The Cal T/4 is an American trailerable sailboat that was designed by C. William Lapworth as an International Offshore Rule Quarter Ton class racer and first built in 1971.

==Production==
The design was built by Cal Yachts, a brand of Jensen Marine in the United States. It was produced from 1971 to 1972 with 238 boats completed, but it is now out of production.

==Design==
The Cal T/4 is a racing keelboat, built predominantly of fiberglass, with wood trim. It has a masthead sloop rig; a raked stem; a raised counter, reverse transom; a transom-hung rudder controlled by a tiller and a fixed fin keel. It displaces 4000 lb and carries 2000 lb of ballast.

The boat has a draft of 4.00 ft with the standard keel and is normally fitted with a small 3 to 6 hp outboard motor for docking and maneuvering. Cabin headroom is 63 in, but the cockpit has 78 in of headroom under the boom.

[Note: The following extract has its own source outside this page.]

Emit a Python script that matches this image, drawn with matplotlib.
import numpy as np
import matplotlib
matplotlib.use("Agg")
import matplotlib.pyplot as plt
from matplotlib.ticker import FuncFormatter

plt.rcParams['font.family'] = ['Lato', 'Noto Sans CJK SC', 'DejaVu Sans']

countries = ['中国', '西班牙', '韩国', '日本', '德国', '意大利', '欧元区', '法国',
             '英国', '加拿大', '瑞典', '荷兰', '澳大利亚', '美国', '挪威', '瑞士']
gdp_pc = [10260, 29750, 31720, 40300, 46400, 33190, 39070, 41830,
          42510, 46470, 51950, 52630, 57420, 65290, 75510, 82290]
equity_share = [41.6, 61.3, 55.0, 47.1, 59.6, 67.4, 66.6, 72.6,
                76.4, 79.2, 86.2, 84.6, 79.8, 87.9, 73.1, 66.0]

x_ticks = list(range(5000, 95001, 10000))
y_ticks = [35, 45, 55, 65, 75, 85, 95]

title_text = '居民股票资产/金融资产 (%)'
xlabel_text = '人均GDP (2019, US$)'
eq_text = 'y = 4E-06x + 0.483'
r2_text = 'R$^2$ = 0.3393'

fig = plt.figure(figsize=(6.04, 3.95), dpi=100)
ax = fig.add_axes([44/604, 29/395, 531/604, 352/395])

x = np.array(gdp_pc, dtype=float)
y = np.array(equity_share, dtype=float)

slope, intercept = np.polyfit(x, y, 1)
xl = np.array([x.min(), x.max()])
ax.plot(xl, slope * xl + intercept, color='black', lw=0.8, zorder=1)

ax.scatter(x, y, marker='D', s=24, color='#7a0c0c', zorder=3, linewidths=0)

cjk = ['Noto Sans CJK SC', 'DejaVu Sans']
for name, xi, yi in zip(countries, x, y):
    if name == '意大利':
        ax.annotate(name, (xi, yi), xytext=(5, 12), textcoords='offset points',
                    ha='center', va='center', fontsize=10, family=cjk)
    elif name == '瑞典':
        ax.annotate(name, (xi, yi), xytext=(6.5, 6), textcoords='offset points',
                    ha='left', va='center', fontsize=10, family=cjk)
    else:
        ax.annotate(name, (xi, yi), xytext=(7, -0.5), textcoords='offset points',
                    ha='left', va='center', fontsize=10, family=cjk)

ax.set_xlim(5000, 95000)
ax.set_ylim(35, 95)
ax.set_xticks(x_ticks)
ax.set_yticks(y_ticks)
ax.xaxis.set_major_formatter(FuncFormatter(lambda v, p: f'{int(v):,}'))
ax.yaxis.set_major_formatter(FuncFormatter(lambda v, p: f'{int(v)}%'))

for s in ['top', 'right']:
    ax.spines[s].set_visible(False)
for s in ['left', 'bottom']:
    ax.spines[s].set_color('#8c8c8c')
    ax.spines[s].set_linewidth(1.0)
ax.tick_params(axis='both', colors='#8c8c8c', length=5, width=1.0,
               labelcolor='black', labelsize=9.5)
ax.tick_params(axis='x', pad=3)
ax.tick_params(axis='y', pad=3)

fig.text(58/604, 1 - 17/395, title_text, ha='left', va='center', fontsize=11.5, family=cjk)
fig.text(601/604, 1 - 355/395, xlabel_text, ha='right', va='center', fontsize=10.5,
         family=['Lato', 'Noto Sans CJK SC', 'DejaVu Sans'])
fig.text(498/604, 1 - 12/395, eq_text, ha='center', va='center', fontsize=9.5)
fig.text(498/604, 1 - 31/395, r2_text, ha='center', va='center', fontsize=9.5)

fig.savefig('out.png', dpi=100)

The design has a PHRF racing average handicap of 234 and a hull speed of 6.1 kn.

==Operational history==
The design was raced on some Quarter on Class races in the 1970s and 1980, but was not noted as winning any of the larger competitions.

The boat is supported by an active racing club that organizes racing events, the Quarter Ton Class.

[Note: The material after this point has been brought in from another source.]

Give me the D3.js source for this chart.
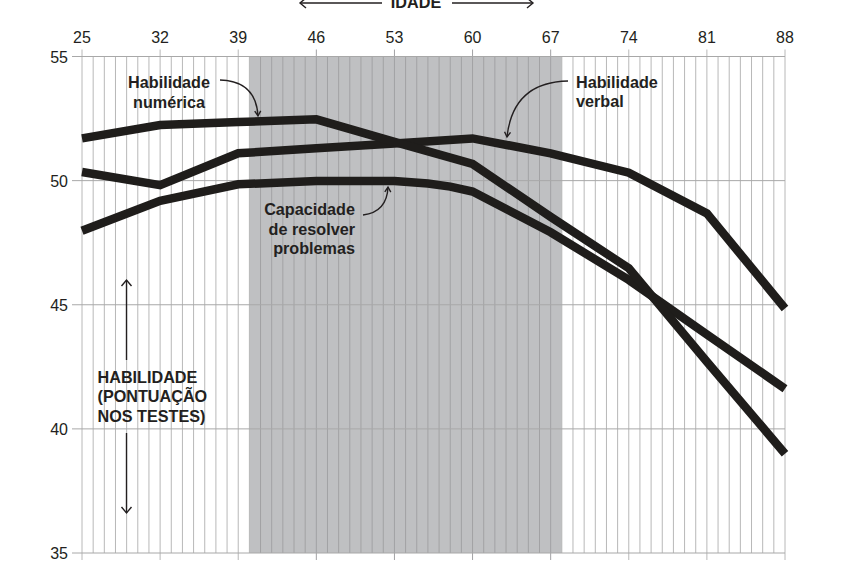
<!DOCTYPE html>
<html>
<head>
<meta charset="utf-8">
<script src="https://cdn.jsdelivr.net/npm/d3@7"></script>
<style>
	html, body { margin: 0; padding: 0; background: #fff; }
	svg { display: block; font-family: "Liberation Sans", Arial, sans-serif; }
</style>
</head>
<body>
<svg id="chart" width="865" height="569"></svg>
<script>
// ages on the top axis and the values
const tickAges = [25, 32, 39, 46, 53, 60, 67, 74, 81, 88];
const yTicks = [35, 40, 45, 50, 55];
const shadedAges = [40, 68];

const numericaAges = [25, 32, 39, 46, 53, 60, 67, 74, 81, 88];
const numericaValues = [51.70, 52.24, 52.36, 52.47, 51.56, 50.67, 48.54, 46.47, 42.70, 39.00];

const verbalAges = [25, 32, 39, 46, 53, 60, 67, 74, 81, 88];
const verbalValues = [50.35, 49.82, 51.10, 51.30, 51.50, 51.70, 51.10, 50.32, 48.68, 44.85];

const problemasAges = [25, 32, 39, 46, 53, 56, 58, 60, 67, 74, 81, 88];
const problemasValues = [47.98, 49.19, 49.85, 49.98, 49.98, 49.88, 49.76, 49.56, 47.92, 46.00, 43.80, 41.62];

const svg = d3.select('#chart');
const ink = '#1f1d1b';
const textInk = '#231f20';

const x = d3.scaleLinear().domain([25, 88]).range([82, 785]);
const y = d3.scaleLinear().domain([35, 55]).range([553, 56.5]);

// shaded age band
svg.append('rect')
	.attr('x', x(shadedAges[0]))
	.attr('y', y(55))
	.attr('width', x(shadedAges[1]) - x(shadedAges[0]))
	.attr('height', y(35) - y(55))
	.attr('fill', '#bfc0c2');

// one vertical line per year
const years = d3.range(25, 89);
svg.append('g')
	.selectAll('line')
	.data(years)
	.join('line')
	.attr('x1', (d) => x(d)).attr('x2', (d) => x(d))
	.attr('y1', (d) => tickAges.includes(d) ? y(55) - 7 : y(55))
	.attr('y2', (d) => tickAges.includes(d) ? y(35) + 7 : y(35))
	.attr('stroke', (d) => (d > shadedAges[0] && d < shadedAges[1]) ? '#a2a2a4' : '#b8b8b8')
	.attr('stroke-width', 1);

// horizontal grid with left ticks
svg.append('g')
	.selectAll('line')
	.data(yTicks)
	.join('line')
	.attr('x1', x(25) - 10).attr('x2', x(88))
	.attr('y1', (d) => y(d)).attr('y2', (d) => y(d))
	.attr('stroke', '#a8a8a8')
	.attr('stroke-width', 1);

// top axis labels
svg.append('g')
	.selectAll('text')
	.data(tickAges)
	.join('text')
	.attr('x', (d) => x(d))
	.attr('y', 42.5)
	.attr('text-anchor', 'middle')
	.attr('font-size', 16)
	.attr('fill', textInk)
	.text((d) => d);

// left axis labels
svg.append('g')
	.selectAll('text')
	.data(yTicks)
	.join('text')
	.attr('x', 68)
	.attr('y', (d) => y(d) + 6)
	.attr('text-anchor', 'end')
	.attr('font-size', 16)
	.attr('fill', textInk)
	.text((d) => d);

// the three series
const line = d3.line().x((d) => x(d[0])).y((d) => y(d[1]));
const series = [
	d3.zip(problemasAges, problemasValues),
	d3.zip(verbalAges, verbalValues),
	d3.zip(numericaAges, numericaValues)
];
svg.append('g')
	.selectAll('path')
	.data(series)
	.join('path')
	.attr('d', line)
	.attr('fill', 'none')
	.attr('stroke', ink)
	.attr('stroke-width', 8.5)
	.attr('stroke-linejoin', 'miter')
	.attr('stroke-linecap', 'butt');

// open arrow head at (tx,ty) pointing along angle a
const arrowHead = function(g, tx, ty, a, len, half)
{
	const bx = tx - len * Math.cos(a), by = ty - len * Math.sin(a);
	const px = -Math.sin(a) * half, py = Math.cos(a) * half;
	g.append('path')
		.attr('d', `M${bx + px},${by + py}L${tx},${ty}L${bx - px},${by - py}`)
		.attr('fill', 'none')
		.attr('stroke', textInk)
		.attr('stroke-width', 1.4);
}

const ann = svg.append('g');

// curved pointers: start, control, end
const pointers = [
	[[220, 80], [256, 81], [258, 116]],
	[[568, 81], [513, 82], [507, 137]],
	[[363, 215], [387, 212], [388, 187]]
];
pointers.forEach(function(p)
{
	ann.append('path')
		.attr('d', `M${p[0][0]},${p[0][1]}Q${p[1][0]},${p[1][1]} ${p[2][0]},${p[2][1]}`)
		.attr('fill', 'none')
		.attr('stroke', textInk)
		.attr('stroke-width', 1.4);
	const a = Math.atan2(p[2][1] - p[1][1], p[2][0] - p[1][0]);
	arrowHead(ann, p[2][0], p[2][1], a, 5, 3);
});

// straight double arrows
const straight = [
	[382, 3, 300, 3], [452, 3, 533, 3],
	[126.5, 360, 126.5, 280], [126.5, 433, 126.5, 513]
];
straight.forEach(function(s)
{
	ann.append('line')
		.attr('x1', s[0]).attr('y1', s[1]).attr('x2', s[2]).attr('y2', s[3])
		.attr('stroke', textInk)
		.attr('stroke-width', 1.4);
	arrowHead(ann, s[2], s[3], Math.atan2(s[3] - s[1], s[2] - s[0]), 6, 5);
});

// labels
const labels = [
	{ x: 169, y: 88, anchor: 'middle', lines: ['Habilidade', 'numérica'], lh: 20 },
	{ x: 576, y: 88, anchor: 'start', lines: ['Habilidade', 'verbal'], lh: 19 },
	{ x: 355, y: 215, anchor: 'end', lines: ['Capacidade', 'de resolver', 'problemas'], lh: 19.5 },
	{ x: 97.5, y: 383, anchor: 'start', lines: ['HABILIDADE', '(PONTUAÇÃO', 'NOS TESTES)'], lh: 19.3 },
	{ x: 416, y: 8.3, anchor: 'middle', lines: ['IDADE'], lh: 0 }
];
labels.forEach(function(l)
{
	const t = ann.append('text')
		.attr('x', l.x)
		.attr('y', l.y)
		.attr('text-anchor', l.anchor)
		.attr('font-size', 16.2)
		.attr('font-weight', 'bold')
		.attr('fill', textInk);
	l.lines.forEach(function(s, i)
	{
		t.append('tspan').attr('x', l.x).attr('y', l.y + i * l.lh).text(s);
	});
});
</script>
</body>
</html>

In a 2010 review Steve Henkel wrote, "the boat was named the T/4 for her builder’s intent that she do well in Quarter Ton racing. (We think she did fairly well in the few official Quarter Ton races staged in the
1970s and 1980s, but fell short of producing headlines.) Best features: With 4-foot deep fin keel, spade rudder, and 50 percent ballast to displacement ratio, she could run rings around the comp[etitor]s ... She has been described as an E-type Jag: robust, quick, agile, and fun. The high-aspect main is rigged far enough above the deck to give standing, headroom for tall people standing up in the cockpit (more than 6'6" clearance over the cockpit sole). Worst features: Compared with her comp[etitor]s, she has less headroom below, a lower Space Index, and perhaps lower directional stability (because of her relatively high aspect ratio keel)."